Dataset rows.
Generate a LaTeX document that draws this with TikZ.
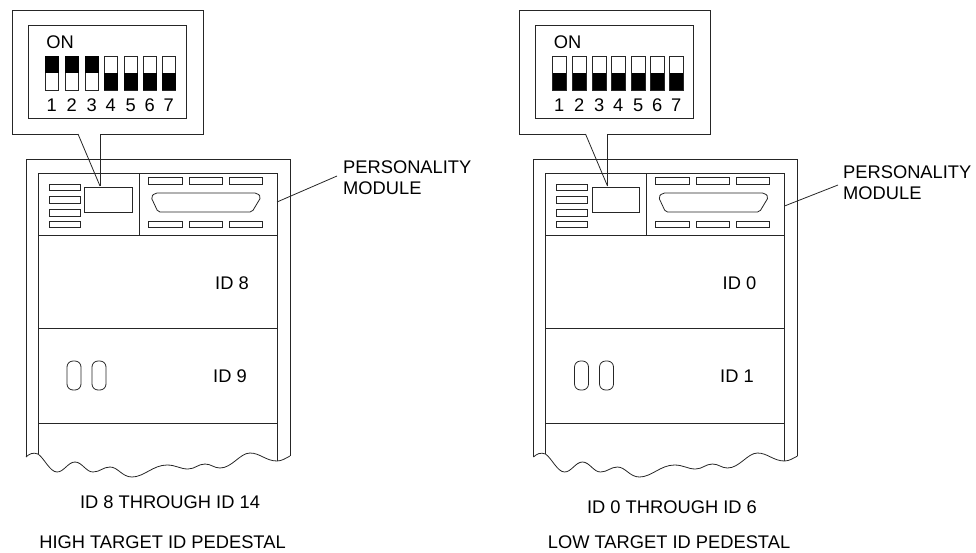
\documentclass[tikz,border=0pt]{standalone}
\usepackage{fontspec}
\setmainfont{Liberation Sans}
\tikzset{
  x=1pt,y=-1pt,
  unitline/.style={draw=black!85,line width=0.8pt},
  slotbox/.style={draw=black!85,line width=0.8pt,fill=white},
  swoff/.style={draw=black!85,line width=0.8pt},
  lab/.style={font=\fontsize{18.3}{20}\selectfont,inner sep=0pt},
}
% one pedestal: callout, module, two drawers, torn edge
\newcommand{\pedestal}[1]{
  \draw[unitline] (26,457) -- (26,159) -- (290,159) -- (290,456);
  \draw[unitline] (38,454) -- (38,173) -- (277,173) -- (277,461);
  \draw[unitline] (38,235) -- (277,235);
  \draw[unitline] (139,173) -- (139,235);
  \draw[unitline] (38,328) -- (277,328);
  \draw[unitline] (38,423) -- (277,423);
  % torn edge
  \draw[unitline] (26,457) .. controls (29,454) and (33,452) .. (38,454)
    .. controls (44,458) and (50,472) .. (57,472)
    .. controls (64,472) and (68,462) .. (75,462)
    .. controls (82,462) and (86,472) .. (93,472)
    .. controls (100,472) and (103,467) .. (110,467)
    .. controls (118,467) and (122,477) .. (132,477)
    .. controls (144,477) and (153,465) .. (167,465)
    .. controls (176,465) and (180,469) .. (188,469)
    .. controls (195,469) and (198,464) .. (205,464)
    .. controls (211,464) and (214,468) .. (220,468)
    .. controls (232,468) and (240,453) .. (250,453)
    .. controls (260,453) and (266,461) .. (277,461)
    .. controls (282,461) and (286,458) .. (290,456);
  % module
  \draw[slotbox] (84.5,187) rectangle (132,212);
  \foreach \ya/\yb in {184/190,196/203,209/216,221/227}
    \draw[slotbox] (49,\ya) rectangle (80,\yb);
  \foreach \xa/\xb in {148/182,189/222,229/262} {
    \draw[slotbox] (\xa,177) rectangle (\xb,184);
    \draw[slotbox] (\xa,221) rectangle (\xb,227);
  }
  \draw[unitline,rounded corners=2pt] (151,197) -- (155,193) -- (257,193) -- (261,197) -- (252,212) -- (158,212) -- cycle;
  % handles
  \foreach \xa in {67,92}
    \draw[unitline,rounded corners=6pt] (\xa,361) rectangle ++(14,29);
  % callout
  \draw[unitline] (78,134) -- (12,134) -- (12,10) -- (203,10) -- (203,134) -- (100,134);
  \draw[unitline] (78,134) -- (100,186);
  \draw[unitline] (100,134) -- (100,186);
  \draw[unitline] (28,25) rectangle (186,118);
  \node[lab] at (60,42) {ON};
  \foreach \n/\xa/\st in {#1} {
    \draw[swoff] (\xa,56) rectangle ++(13.5,34);
    \ifnum\st=1
      \fill[black] (\xa,56) rectangle ++(13.5,16.5);
    \else
      \fill[black] (\xa,72.5) rectangle ++(13.5,17.5);
    \fi
    \node[lab] at (\xa+6.8,105) {\n};
  }
}
\begin{document}
\begin{tikzpicture}
\useasboundingbox (0,0) rectangle (976,552);
% high target
\pedestal{1/45/1,2/65/1,3/85/1,4/104/0,5/124/0,6/143/0,7/162/0}
\node[lab,anchor=west] (perhigh) at (343,167) {PERSONALITY};
\node[lab,anchor=west] (modhigh) at (343,188) {MODULE};
\coordinate (edgehigh) at (277,202);
\coordinate (tiphigh) at (337,176);
\draw[unitline] (edgehigh) -- (tiphigh);
\node[lab] (idA) at (232,283) {ID 8};
\node[lab] (idB) at (230,376) {ID 9};
\node[lab] (rangehigh) at (170,502) {ID 8 THROUGH ID 14};
\node[lab] (namehigh) at (162.5,542.5) {HIGH TARGET ID PEDESTAL};
% low target
\begin{scope}[xshift=507.5pt]
\pedestal{1/45/0,2/65/0,3/85/0,4/104/0,5/124/0,6/143/0,7/162/0}
\end{scope}
\node[lab,anchor=west] (perlow) at (843,172) {PERSONALITY};
\node[lab,anchor=west] (modlow) at (843,193) {MODULE};
\coordinate (edgelow) at (784.5,206);
\coordinate (tiplow) at (838,185);
\draw[unitline] (edgelow) -- (tiplow);
\node[lab] (idC) at (739.5,283) {ID 0};
\node[lab] (idD) at (737,376) {ID 1};
\node[lab] (rangelow) at (672,507) {ID 0 THROUGH ID 6};
\node[lab] (namelow) at (669,542.5) {LOW TARGET ID PEDESTAL};
\end{tikzpicture}
\end{document}
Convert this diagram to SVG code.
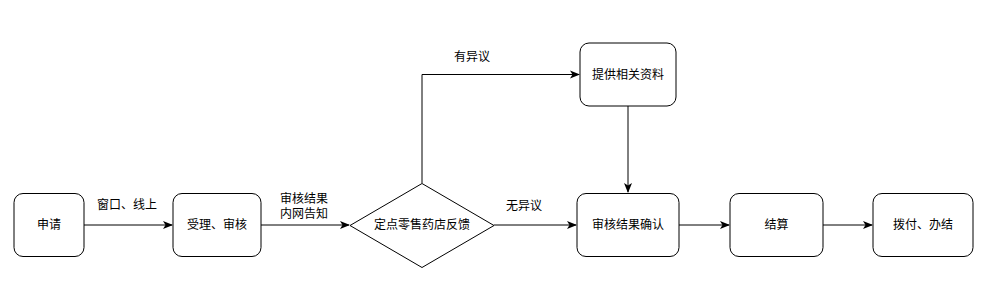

Exercise. Repeat the listing above exactly, with no pictures.

Task result.
Generate a LaTeX document that draws this with TikZ.
\documentclass[tikz,border=0pt]{standalone}
\usepackage{fontspec}
\setmainfont{Liberation Sans}
\tikzset{
  x=1pt,y=-1pt,
  unitline/.style={draw=black!85,line width=0.8pt},
  slotbox/.style={draw=black!85,line width=0.8pt,fill=white},
  swoff/.style={draw=black!85,line width=0.8pt},
  lab/.style={font=\fontsize{18.3}{20}\selectfont,inner sep=0pt},
}
% one pedestal: callout, module, two drawers, torn edge
\newcommand{\pedestal}[1]{
  \draw[unitline] (26,457) -- (26,159) -- (290,159) -- (290,456);
  \draw[unitline] (38,454) -- (38,173) -- (277,173) -- (277,461);
  \draw[unitline] (38,235) -- (277,235);
  \draw[unitline] (139,173) -- (139,235);
  \draw[unitline] (38,328) -- (277,328);
  \draw[unitline] (38,423) -- (277,423);
  % torn edge
  \draw[unitline] (26,457) .. controls (29,454) and (33,452) .. (38,454)
    .. controls (44,458) and (50,472) .. (57,472)
    .. controls (64,472) and (68,462) .. (75,462)
    .. controls (82,462) and (86,472) .. (93,472)
    .. controls (100,472) and (103,467) .. (110,467)
    .. controls (118,467) and (122,477) .. (132,477)
    .. controls (144,477) and (153,465) .. (167,465)
    .. controls (176,465) and (180,469) .. (188,469)
    .. controls (195,469) and (198,464) .. (205,464)
    .. controls (211,464) and (214,468) .. (220,468)
    .. controls (232,468) and (240,453) .. (250,453)
    .. controls (260,453) and (266,461) .. (277,461)
    .. controls (282,461) and (286,458) .. (290,456);
  % module
  \draw[slotbox] (84.5,187) rectangle (132,212);
  \foreach \ya/\yb in {184/190,196/203,209/216,221/227}
    \draw[slotbox] (49,\ya) rectangle (80,\yb);
  \foreach \xa/\xb in {148/182,189/222,229/262} {
    \draw[slotbox] (\xa,177) rectangle (\xb,184);
    \draw[slotbox] (\xa,221) rectangle (\xb,227);
  }
  \draw[unitline,rounded corners=2pt] (151,197) -- (155,193) -- (257,193) -- (261,197) -- (252,212) -- (158,212) -- cycle;
  % handles
  \foreach \xa in {67,92}
    \draw[unitline,rounded corners=6pt] (\xa,361) rectangle ++(14,29);
  % callout
  \draw[unitline] (78,134) -- (12,134) -- (12,10) -- (203,10) -- (203,134) -- (100,134);
  \draw[unitline] (78,134) -- (100,186);
  \draw[unitline] (100,134) -- (100,186);
  \draw[unitline] (28,25) rectangle (186,118);
  \node[lab] at (60,42) {ON};
  \foreach \n/\xa/\st in {#1} {
    \draw[swoff] (\xa,56) rectangle ++(13.5,34);
    \ifnum\st=1
      \fill[black] (\xa,56) rectangle ++(13.5,16.5);
    \else
      \fill[black] (\xa,72.5) rectangle ++(13.5,17.5);
    \fi
    \node[lab] at (\xa+6.8,105) {\n};
  }
}
\begin{document}
\begin{tikzpicture}
\useasboundingbox (0,0) rectangle (976,552);
% high target
\pedestal{1/45/1,2/65/1,3/85/1,4/104/0,5/124/0,6/143/0,7/162/0}
\node[lab,anchor=west] (perhigh) at (343,167) {PERSONALITY};
\node[lab,anchor=west] (modhigh) at (343,188) {MODULE};
\coordinate (edgehigh) at (277,202);
\coordinate (tiphigh) at (337,176);
\draw[unitline] (edgehigh) -- (tiphigh);
\node[lab] (idA) at (232,283) {ID 8};
\node[lab] (idB) at (230,376) {ID 9};
\node[lab] (rangehigh) at (170,502) {ID 8 THROUGH ID 14};
\node[lab] (namehigh) at (162.5,542.5) {HIGH TARGET ID PEDESTAL};
% low target
\begin{scope}[xshift=507.5pt]
\pedestal{1/45/0,2/65/0,3/85/0,4/104/0,5/124/0,6/143/0,7/162/0}
\end{scope}
\node[lab,anchor=west] (perlow) at (843,172) {PERSONALITY};
\node[lab,anchor=west] (modlow) at (843,193) {MODULE};
\coordinate (edgelow) at (784.5,206);
\coordinate (tiplow) at (838,185);
\draw[unitline] (edgelow) -- (tiplow);
\node[lab] (idC) at (739.5,283) {ID 0};
\node[lab] (idD) at (737,376) {ID 1};
\node[lab] (rangelow) at (672,507) {ID 0 THROUGH ID 6};
\node[lab] (namelow) at (669,542.5) {LOW TARGET ID PEDESTAL};
\end{tikzpicture}
\end{document}
Convert this diagram to SVG code.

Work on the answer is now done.